Mehrere ausländische Expertenteams, auch eins von Boeing, wurden nach Teheran eingeladen, um zusammen mit iranischen und ukrainischen Experten die Blackboxen der Maschine zu untersuchen. Am Freitag hatten die Ermittlungen dann begonnen. Iranische und ukrainische Experten nahmen ihre Arbeit in einem Labor am Flughafen Mehrabad in der Hauptstadt Teheran auf. Seit dem Vorfall haben mehrere ausländische Fluggesellschaften, auch Lufthansa und die Austrian Airlines, ihre Flüge nach Teheran eingestellt.

Die europäische Flugsicherheitsbehörde EASA hatte nach dem Absturz von Flügen über den Iran abgeraten. Zuvor hatte die EASA bereits empfohlen, Flüge über den Irak zu vermeiden.

Indes standen die Zeichen im Konflikt zwischen den USA und dem Iran nach den gezielten Militärschlägen vorerst auf Entspannung. Die Lage am Persischen Golf war eskaliert, nachdem die USA den iranischen Top-General Ghassem Soleimani Ende vergangener Woche in Bagdad gezielt getötet hatten. Nach dem Angriff des Irans auf die von den USA genutzten Militärbasen im Irak hatten US-Präsident Donald Trump und Irans Präsident Hassan Ruhani angekündigt, den Konflikt zunächst auf politischer Ebene führen zu wollen.

Um den Iran-Konflikt wird es auch bei einem Treffen von Bundeskanzlerin Angela Merkel und dem russischen Präsidenten Wladimir Putin am Samstag in Moskau gehen. Russland und Deutschland sind sich einig, möglichst das Atomabkommen mit dem Iran zu erhalten.

 Trümmerteile der Passagiermaschine nach dem Abschuss am Mittwoch.

Trümmerteile der Passagiermaschine nach dem Abschuss am Mittwoch.

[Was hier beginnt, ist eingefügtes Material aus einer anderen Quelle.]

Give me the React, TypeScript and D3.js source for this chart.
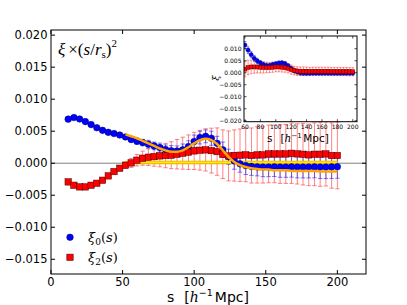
import React from "react";
import * as d3 from "d3";

// ---------- data ----------
const sMain = d3.range(12, 201, 4); // 48 separations
const xi0Main = [
  0.00688, 0.00713, 0.0069, 0.0065, 0.00603, 0.00554, 0.00513, 0.00482, 0.00463, 0.0044,
  0.0041, 0.0037, 0.00344, 0.00322, 0.00297, 0.0027, 0.00244, 0.00215, 0.00195, 0.0019,
  0.0021, 0.0026, 0.0034, 0.004, 0.0042, 0.0039, 0.0031, 0.0021, 0.001, 0.00036,
  -0.0001, -0.00037, -0.0005, -0.00058, -0.0006, -0.0006, -0.00058, -0.0006, -0.0006, -0.00058,
  -0.0006, -0.0006, -0.0006, -0.00058, -0.0006, -0.0006, -0.00058, -0.00055,
];
const xi0Err = [
  0, 0, 0, 0, 0, 0, 0, 0, 0, 0,
  0.0003, 0.0004, 0.0005, 0.0005, 0.0006, 0.0006, 0.0007, 0.0007, 0.0008, 0.0008,
  0.0009, 0.0009, 0.001, 0.001, 0.001, 0.0011, 0.0011, 0.0012, 0.0012, 0.0013,
  0.0013, 0.0014, 0.0014, 0.0014, 0.0015, 0.0015, 0.0015, 0.0016, 0.0016, 0.0016,
  0.0017, 0.0017, 0.0017, 0.0017, 0.0018, 0.0018, 0.0018, 0.0018,
];
const xi2Main = [
  -0.00292, -0.00344, -0.0037, -0.0037, -0.00344, -0.00313, -0.00266, -0.00198, -0.00131, -0.00078,
  -0.00031, 0.00005, 0.00047, 0.00078, 0.00094, 0.00103, 0.00114, 0.00119, 0.00125, 0.0014,
  0.00156, 0.00172, 0.00192, 0.00203, 0.00208, 0.00197, 0.00181, 0.0014, 0.00114, 0.0012,
  0.00125, 0.0013, 0.0012, 0.0013, 0.0013, 0.00145, 0.00145, 0.00145, 0.00145, 0.00155,
  0.00145, 0.0014, 0.0013, 0.0014, 0.0014, 0.00145, 0.0012, 0.0012,
];
const xi2Err = [
  0, 0, 0, 0, 0, 0, 0, 0, 0.0002, 0.0004,
  0.0005, 0.0007, 0.0009, 0.0011, 0.0013, 0.0015, 0.0017, 0.0019, 0.0021, 0.0023,
  0.0025, 0.0027, 0.0029, 0.0031, 0.0033, 0.0035, 0.0037, 0.0038, 0.0039, 0.004,
  0.0041, 0.0042, 0.0043, 0.0044, 0.0044, 0.0045, 0.0045, 0.0046, 0.0046, 0.0047,
  0.0047, 0.0048, 0.0048, 0.0049, 0.005, 0.005, 0.0051, 0.0052,
];
const sModel = d3.range(52, 201, 4);
const xi0Model = [
  0.0045, 0.0042, 0.0039, 0.0035, 0.0031, 0.0027, 0.0023, 0.002, 0.0018, 0.0018,
  0.002, 0.0025, 0.0031, 0.0036, 0.0038, 0.0036, 0.003, 0.002, 0.001, 0.0002,
  -0.0003, -0.0006, -0.0008, -0.0009, -0.001, -0.001, -0.0011, -0.0011, -0.0011, -0.0012,
  -0.0012, -0.0012, -0.0012, -0.0012, -0.0013, -0.0013, -0.0013, -0.0013,
];
const xi2Model = sModel.map(() => 0.00012);

const sInset = d3.range(60, 201, 4); // 36 separations
const xi0Inset = [
  0.0115, 0.0094, 0.0075, 0.006, 0.0049, 0.0041, 0.0034, 0.003, 0.003, 0.0034,
  0.0037, 0.004, 0.0041, 0.0038, 0.0029, 0.0018, 0.0008, 0.0003, -0.0001, -0.0002,
  -0.0002, -0.0002, -0.0002, -0.0002, -0.0002, -0.0002, -0.0002, -0.0002, -0.0002, -0.0002,
  -0.0002, -0.0002, -0.0002, -0.0002, -0.0002, -0.0002,
];
const xi0InsetErr = [
  0.0015, 0.0014, 0.0013, 0.0012, 0.0011, 0.001, 0.001, 0.0009, 0.0009, 0.0009,
  0.0009, 0.0009, 0.0009, 0.0009, 0.0008, 0.0008, 0.0008, 0.0008, 0.0008, 0.0008,
  0.0008, 0.0008, 0.0007, 0.0007, 0.0007, 0.0007, 0.0007, 0.0007, 0.0007, 0.0007,
  0.0007, 0.0007, 0.0007, 0.0007, 0.0007, 0.0007,
];
const xi2Inset = [
  0.0015, 0.0022, 0.0024, 0.0024, 0.0024, 0.0023, 0.0022, 0.0022, 0.0022, 0.0023,
  0.0024, 0.0024, 0.0023, 0.0021, 0.0018, 0.0013, 0.0009, 0.0007, 0.0006, 0.0006,
  0.0006, 0.0005, 0.0006, 0.0006, 0.0006, 0.0006, 0.0006, 0.0006, 0.0005, 0.0005,
  0.0005, 0.0005, 0.0005, 0.0005, 0.0004, 0.0004,
];
const xi2InsetErr = [
  0.0032, 0.003, 0.0028, 0.0026, 0.0025, 0.0024, 0.0023, 0.0022, 0.0021, 0.0021,
  0.002, 0.002, 0.002, 0.0019, 0.0019, 0.0019, 0.0018, 0.0018, 0.0018, 0.0018,
  0.0018, 0.0017, 0.0017, 0.0017, 0.0017, 0.0017, 0.0017, 0.0017, 0.0017, 0.0017,
  0.0017, 0.0017, 0.0017, 0.0017, 0.0017, 0.0017,
];

const xTicks = [0, 50, 100, 150, 200];
const yTicks = [-0.015, -0.01, -0.005, 0, 0.005, 0.01, 0.015, 0.02];
const xTicksInset = [60, 80, 100, 120, 140, 160, 180, 200];
const yTicksInset = [-0.02, -0.015, -0.01, -0.005, 0, 0.005, 0.01];

// ---------- layout ----------
const W = 407, H = 305;
const M = { l: 51, r: 366, t: 30, b: 274 };
const I = { l: 244, r: 357, t: 36, b: 121.7 };
const SANS = "DejaVu Sans, sans-serif";
const SERIF = "DejaVu Serif, serif";
const TIMES = "Liberation Serif, serif";
const fmt = (v: number) => {
  const s = Math.abs(v).toFixed(3);
  return (v < -1e-9 ? "\u2212" : "") + s;
};

export default function App() {
  const x = d3.scaleLinear().domain([0, 220]).range([M.l, M.r]);
  const y = d3.scaleLinear().domain([-0.0173, 0.0208]).range([M.b, M.t]);
  const xi = d3.scaleLinear().domain([58.7, 205.5]).range([I.l, I.r]);
  const yi = d3.scaleLinear().domain([-0.0204, 0.0153]).range([I.b, I.t]);

  const lineMain = d3
    .line<number>()
    .x((_, i) => x(sModel[i]))
    .y((d) => y(d))
    .curve(d3.curveMonotoneX);

  const errBars = (
    xs: number[], vs: number[], es: number[], sx: any, sy: any,
    color: string, cap: number, op: number, key: string
  ) =>
    xs.map((s, i) => {
      if (!es[i]) return null;
      const cx = sx(s), y1 = sy(vs[i] + es[i]), y2 = sy(vs[i] - es[i]);
      return (
        <g key={key + i} stroke={color} strokeWidth={1} strokeOpacity={op}>
          <line x1={cx} x2={cx} y1={y1} y2={y2} />
          <line x1={cx - cap} x2={cx + cap} y1={y1} y2={y1} />
          <line x1={cx - cap} x2={cx + cap} y1={y2} y2={y2} />
        </g>
      );
    });

  return (
    <svg width={W} height={H} style={{ position: "absolute", left: 0, top: 0, background: "#fff" }}>
      <rect x={0} y={0} width={W} height={H} fill="#fff" />
      <defs>
        <clipPath id="mainClip">
          <rect x={M.l} y={M.t} width={M.r - M.l} height={M.b - M.t} />
        </clipPath>
        <clipPath id="insetClip">
          <rect x={I.l} y={I.t} width={I.r - I.l} height={I.b - I.t} />
        </clipPath>
      </defs>

      {/* main plot */}
      <g clipPath="url(#mainClip)">
        <line x1={M.l} x2={M.r} y1={y(0)} y2={y(0)} stroke="#808080" strokeWidth={1} />
        {errBars(sMain, xi2Main, xi2Err, x, y, "#ff2020", 2.2, 0.55, "e2")}
        {errBars(sMain, xi0Main, xi0Err, x, y, "#2020ff", 2.2, 0.6, "e0")}
        <path d={lineMain(xi2Model) || ""} fill="none" stroke="#ffa500" strokeWidth={3.5} />
        <path d={lineMain(xi2Model) || ""} fill="none" stroke="#f2f200" strokeWidth={1.8} />
        {sMain.map((s, i) => (
          <circle key={"b" + i} cx={x(s)} cy={y(xi0Main[i])} r={3.3} fill="#0000ff" stroke="#000060" strokeWidth={0.5} />
        ))}
        {sMain.map((s, i) => (
          <rect key={"r" + i} x={x(s) - 3.2} y={y(xi2Main[i]) - 3.2} width={6.4} height={6.4} fill="#ff0000" stroke="#400000" strokeWidth={0.5} />
        ))}
        <path d={lineMain(xi0Model) || ""} fill="none" stroke="#ffa500" strokeWidth={2.5} />
      </g>

      {/* main axes frame and ticks */}
      <rect x={M.l} y={M.t} width={M.r - M.l} height={M.b - M.t} fill="none" stroke="#000" strokeWidth={1} />
      {xTicks.map((t) => (
        <g key={"xt" + t}>
          <line x1={x(t)} x2={x(t)} y1={M.b} y2={M.b - 4} stroke="#000" />
          <line x1={x(t)} x2={x(t)} y1={M.t} y2={M.t + 4} stroke="#000" />
          <text x={x(t)} y={286} textAnchor="middle" fontFamily={SANS} fontSize={11.5}>{t}</text>
        </g>
      ))}
      {yTicks.map((t) => (
        <g key={"yt" + t}>
          <line x1={M.l} x2={M.l + 4} y1={y(t)} y2={y(t)} stroke="#000" />
          <line x1={M.r} x2={M.r - 4} y1={y(t)} y2={y(t)} stroke="#000" />
          <text x={47.5} y={y(t) + 4} textAnchor="end" fontFamily={SANS} fontSize={11.5}>{fmt(t)}</text>
        </g>
      ))}

      {/* y annotation */}
      <text x={58} y={55} fontFamily={TIMES} fontSize={17}>
        <tspan fontStyle="italic">ξ</tspan>
        <tspan dx={3}>×(</tspan>
        <tspan fontStyle="italic">s</tspan>
        <tspan>/</tspan>
        <tspan fontStyle="italic">r</tspan>
        <tspan dy={3} fontSize={11}>s</tspan>
        <tspan dy={-3}>)</tspan>
        <tspan dy={-8} fontSize={11}>2</tspan>
      </text>

      {/* x label */}
      <text x={167} y={302} fontFamily={SANS} fontSize={14}>
        <tspan>s</tspan>
        <tspan dx={10}>[</tspan>
        <tspan fontFamily={SERIF} fontStyle="italic">h</tspan>
        <tspan dy={-6} fontSize={9.5}>−1</tspan>
        <tspan dy={6} dx={2}>Mpc]</tspan>
      </text>

      {/* legend */}
      <circle cx={70} cy={237.3} r={3.3} fill="#0000ff" stroke="#000060" strokeWidth={0.5} />
      <text x={88} y={242} fontFamily={SERIF} fontSize={13}>
        <tspan fontStyle="italic">ξ</tspan>
        <tspan dy={3} fontSize={9}>0</tspan>
        <tspan dy={-3}>(</tspan>
        <tspan fontStyle="italic">s</tspan>
        <tspan>)</tspan>
      </text>
      <rect x={66.8} y={254.1} width={6.4} height={6.4} fill="#ff0000" stroke="#400000" strokeWidth={0.5} />
      <text x={88} y={262} fontFamily={SERIF} fontSize={13}>
        <tspan fontStyle="italic">ξ</tspan>
        <tspan dy={3} fontSize={9}>2</tspan>
        <tspan dy={-3}>(</tspan>
        <tspan fontStyle="italic">s</tspan>
        <tspan>)</tspan>
      </text>

      {/* inset */}
      <rect x={I.l} y={I.t} width={I.r - I.l} height={I.b - I.t} fill="#fff" />
      <g clipPath="url(#insetClip)">
        {errBars(sInset, xi2Inset, xi2InsetErr, xi, yi, "#ff2020", 1.3, 0.5, "ie2")}
        {errBars(sInset, xi0Inset, xi0InsetErr, xi, yi, "#2020ff", 1.3, 0.55, "ie0")}
        {sInset.map((s, i) => (
          <circle key={"ib" + i} cx={xi(s)} cy={yi(xi0Inset[i])} r={2.1} fill="#0000ff" stroke="#000040" strokeWidth={0.4} />
        ))}
        {sInset.map((s, i) => (
          <rect key={"ir" + i} x={xi(s) - 2} y={yi(xi2Inset[i]) - 2} width={4} height={4} fill="#ff0000" stroke="#400000" strokeWidth={0.4} />
        ))}
      </g>
      <rect x={I.l} y={I.t} width={I.r - I.l} height={I.b - I.t} fill="none" stroke="#000" strokeWidth={1} />
      {xTicksInset.map((t) => (
        <g key={"ixt" + t}>
          <line x1={xi(t)} x2={xi(t)} y1={I.b} y2={I.b - 2.5} stroke="#000" strokeWidth={0.7} />
          <line x1={xi(t)} x2={xi(t)} y1={I.t} y2={I.t + 2.5} stroke="#000" strokeWidth={0.7} />
          <text x={xi(t)} y={129} textAnchor="middle" fontFamily={SANS} fontSize={6}>{t}</text>
        </g>
      ))}
      {yTicksInset.map((t) => (
        <g key={"iyt" + t}>
          <line x1={I.l} x2={I.l + 2.5} y1={yi(t)} y2={yi(t)} stroke="#000" strokeWidth={0.7} />
          <line x1={I.r} x2={I.r - 2.5} y1={yi(t)} y2={yi(t)} stroke="#000" strokeWidth={0.7} />
          <text x={241.5} y={yi(t) + 2.1} textAnchor="end" fontFamily={SANS} fontSize={6}>{fmt(t)}</text>
        </g>
      ))}
      <text transform="translate(219,78) rotate(-90)" textAnchor="middle" fontFamily={SERIF} fontStyle="italic" fontSize={10}>ξ</text>
      <text x={267} y={142} fontFamily={SANS} fontSize={10.5}>
        <tspan>s</tspan>
        <tspan dx={8}>[</tspan>
        <tspan fontFamily={SERIF} fontStyle="italic">h</tspan>
        <tspan dy={-4.5} fontSize={7}>−1</tspan>
        <tspan dy={4.5} dx={1.5}>Mpc]</tspan>
      </text>
    </svg>
  );
}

Foto: AP/Foto: Ebrahim Noroozi/AP

Der Iran wollte am Samstag eigentlich entscheiden, wie das Land das Abkommen künftig umsetzen will. Eine dafür anberaumte Pressekonferenz der iranischen Atomorganisation wurde allerdings kurzfristig abgesagt. Der EU-Außenbeauftragte Josep Borrell hält ein Scheitern für möglich. „Vielleicht können wir nicht verhindern, dass das Abkommen am Ende aufgelöst wird“, sagte Borrell am Freitag nach einem EU-Außenministertreffen in Brüssel. Er stellte jedoch klar, dass die EU den Deal retten wolle.